__Written instruction__
Pull out every line below that holds the word "with".

__Listing__
═══

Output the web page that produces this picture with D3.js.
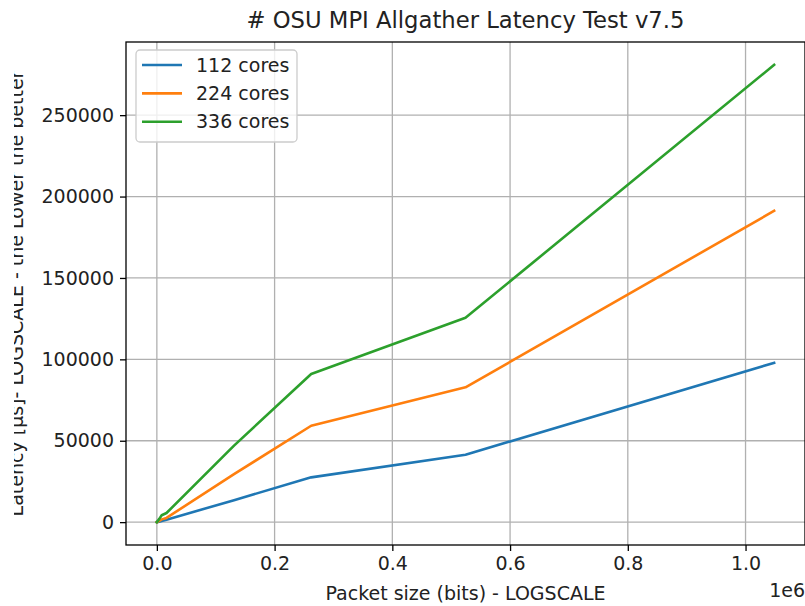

═══

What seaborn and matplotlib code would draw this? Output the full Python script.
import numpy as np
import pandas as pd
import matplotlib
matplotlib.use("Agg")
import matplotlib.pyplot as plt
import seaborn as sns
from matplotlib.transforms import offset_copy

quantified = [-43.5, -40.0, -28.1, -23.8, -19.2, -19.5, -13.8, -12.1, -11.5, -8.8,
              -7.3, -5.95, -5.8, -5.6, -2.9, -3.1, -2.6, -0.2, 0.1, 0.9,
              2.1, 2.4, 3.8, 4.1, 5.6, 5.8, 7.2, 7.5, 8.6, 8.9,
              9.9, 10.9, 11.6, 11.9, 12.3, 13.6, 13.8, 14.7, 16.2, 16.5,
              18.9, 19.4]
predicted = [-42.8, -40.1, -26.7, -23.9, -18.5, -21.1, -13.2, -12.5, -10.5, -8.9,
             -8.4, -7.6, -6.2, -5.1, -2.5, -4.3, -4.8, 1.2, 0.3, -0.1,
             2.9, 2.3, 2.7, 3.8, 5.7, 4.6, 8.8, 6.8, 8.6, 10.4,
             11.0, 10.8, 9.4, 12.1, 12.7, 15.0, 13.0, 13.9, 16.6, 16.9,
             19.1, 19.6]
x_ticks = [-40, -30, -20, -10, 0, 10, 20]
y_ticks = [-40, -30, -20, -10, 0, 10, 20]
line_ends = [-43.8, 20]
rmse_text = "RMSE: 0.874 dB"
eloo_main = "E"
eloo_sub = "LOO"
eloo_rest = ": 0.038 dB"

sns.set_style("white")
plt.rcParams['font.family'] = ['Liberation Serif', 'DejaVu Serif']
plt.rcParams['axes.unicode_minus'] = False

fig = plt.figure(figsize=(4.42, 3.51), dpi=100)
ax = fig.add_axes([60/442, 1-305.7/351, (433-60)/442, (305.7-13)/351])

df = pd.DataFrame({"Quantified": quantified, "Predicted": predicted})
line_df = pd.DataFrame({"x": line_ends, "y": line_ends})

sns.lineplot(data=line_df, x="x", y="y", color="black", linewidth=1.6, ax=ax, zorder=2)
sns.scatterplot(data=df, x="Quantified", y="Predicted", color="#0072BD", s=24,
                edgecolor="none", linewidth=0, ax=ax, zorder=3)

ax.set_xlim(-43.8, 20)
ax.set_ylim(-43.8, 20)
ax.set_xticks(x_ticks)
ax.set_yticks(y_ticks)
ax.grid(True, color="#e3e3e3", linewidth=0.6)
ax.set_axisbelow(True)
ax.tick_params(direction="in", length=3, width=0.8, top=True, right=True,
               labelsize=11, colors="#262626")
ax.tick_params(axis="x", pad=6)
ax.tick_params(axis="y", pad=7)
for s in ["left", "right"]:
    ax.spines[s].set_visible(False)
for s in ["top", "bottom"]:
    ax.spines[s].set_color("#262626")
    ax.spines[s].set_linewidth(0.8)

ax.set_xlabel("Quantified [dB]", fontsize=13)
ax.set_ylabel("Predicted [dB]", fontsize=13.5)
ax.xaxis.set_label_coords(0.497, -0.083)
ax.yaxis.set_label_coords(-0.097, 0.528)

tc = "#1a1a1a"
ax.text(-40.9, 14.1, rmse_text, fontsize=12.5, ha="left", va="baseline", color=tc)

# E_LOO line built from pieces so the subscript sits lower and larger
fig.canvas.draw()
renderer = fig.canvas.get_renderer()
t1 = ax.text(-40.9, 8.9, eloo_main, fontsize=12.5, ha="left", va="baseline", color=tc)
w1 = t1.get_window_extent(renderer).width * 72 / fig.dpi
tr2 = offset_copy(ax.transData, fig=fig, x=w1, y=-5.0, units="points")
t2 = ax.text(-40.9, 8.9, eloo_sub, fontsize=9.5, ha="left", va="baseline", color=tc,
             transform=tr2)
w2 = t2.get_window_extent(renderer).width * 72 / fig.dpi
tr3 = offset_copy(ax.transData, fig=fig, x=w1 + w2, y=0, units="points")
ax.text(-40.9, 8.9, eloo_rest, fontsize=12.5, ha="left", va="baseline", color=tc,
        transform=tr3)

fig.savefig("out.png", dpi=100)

═══

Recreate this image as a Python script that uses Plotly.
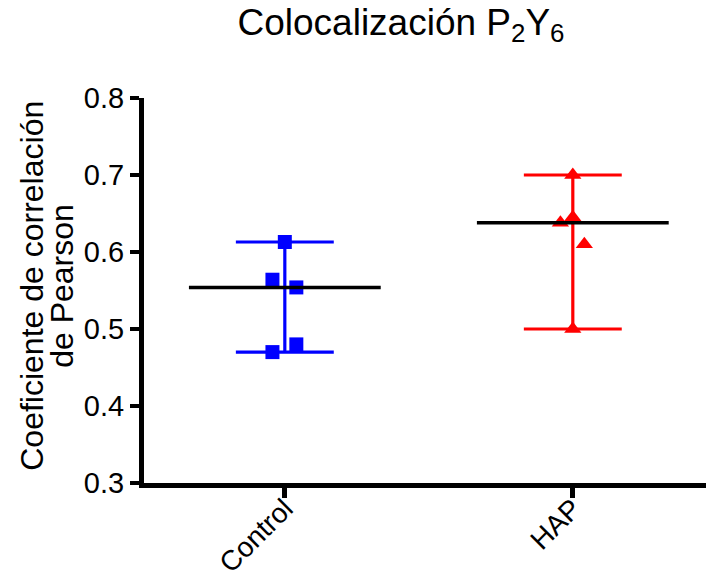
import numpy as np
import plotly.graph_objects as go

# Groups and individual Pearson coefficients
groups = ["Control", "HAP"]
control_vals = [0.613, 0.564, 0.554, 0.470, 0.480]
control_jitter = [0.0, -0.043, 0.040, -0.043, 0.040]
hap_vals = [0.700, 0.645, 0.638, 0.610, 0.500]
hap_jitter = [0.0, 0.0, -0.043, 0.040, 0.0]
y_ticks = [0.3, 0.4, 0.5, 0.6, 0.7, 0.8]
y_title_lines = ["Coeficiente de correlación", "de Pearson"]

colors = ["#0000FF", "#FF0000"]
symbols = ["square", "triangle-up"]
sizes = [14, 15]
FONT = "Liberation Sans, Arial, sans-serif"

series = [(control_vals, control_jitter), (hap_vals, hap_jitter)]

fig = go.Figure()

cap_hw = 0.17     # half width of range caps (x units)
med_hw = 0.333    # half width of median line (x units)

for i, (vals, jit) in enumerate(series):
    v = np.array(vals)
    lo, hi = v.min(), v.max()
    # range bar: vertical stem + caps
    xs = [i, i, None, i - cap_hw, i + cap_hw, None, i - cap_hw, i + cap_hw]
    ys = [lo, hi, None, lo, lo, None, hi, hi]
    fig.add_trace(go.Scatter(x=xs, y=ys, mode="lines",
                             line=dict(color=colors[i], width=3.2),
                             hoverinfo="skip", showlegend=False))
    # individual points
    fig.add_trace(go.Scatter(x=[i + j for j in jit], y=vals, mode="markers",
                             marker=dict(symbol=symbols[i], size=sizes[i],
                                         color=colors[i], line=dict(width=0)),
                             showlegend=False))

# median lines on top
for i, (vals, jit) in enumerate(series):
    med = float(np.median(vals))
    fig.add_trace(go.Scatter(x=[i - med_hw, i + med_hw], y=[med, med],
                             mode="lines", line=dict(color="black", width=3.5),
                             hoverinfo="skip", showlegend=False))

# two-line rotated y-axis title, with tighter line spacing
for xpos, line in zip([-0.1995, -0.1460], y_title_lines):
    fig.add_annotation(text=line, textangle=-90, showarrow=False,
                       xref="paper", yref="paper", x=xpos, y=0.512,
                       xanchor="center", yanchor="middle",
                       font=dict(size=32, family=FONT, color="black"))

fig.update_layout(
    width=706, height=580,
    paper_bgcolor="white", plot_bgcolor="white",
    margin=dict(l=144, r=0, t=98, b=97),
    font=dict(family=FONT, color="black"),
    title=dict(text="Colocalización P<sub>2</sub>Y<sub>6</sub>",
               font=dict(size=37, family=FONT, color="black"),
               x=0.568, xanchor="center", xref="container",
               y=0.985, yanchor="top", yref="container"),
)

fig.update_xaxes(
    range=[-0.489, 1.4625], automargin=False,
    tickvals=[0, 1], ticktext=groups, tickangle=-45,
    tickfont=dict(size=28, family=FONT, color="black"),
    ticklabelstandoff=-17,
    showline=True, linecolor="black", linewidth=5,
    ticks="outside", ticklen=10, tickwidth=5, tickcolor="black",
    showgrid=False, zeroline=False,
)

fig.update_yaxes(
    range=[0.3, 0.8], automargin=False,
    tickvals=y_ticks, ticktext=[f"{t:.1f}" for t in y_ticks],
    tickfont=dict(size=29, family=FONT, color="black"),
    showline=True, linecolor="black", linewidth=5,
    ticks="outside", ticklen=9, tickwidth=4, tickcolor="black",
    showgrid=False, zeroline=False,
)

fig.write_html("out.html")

═══

__Solution below__
Output the web page that produces this picture with D3.js.
# two-line rotated y-axis title, with tighter line spacing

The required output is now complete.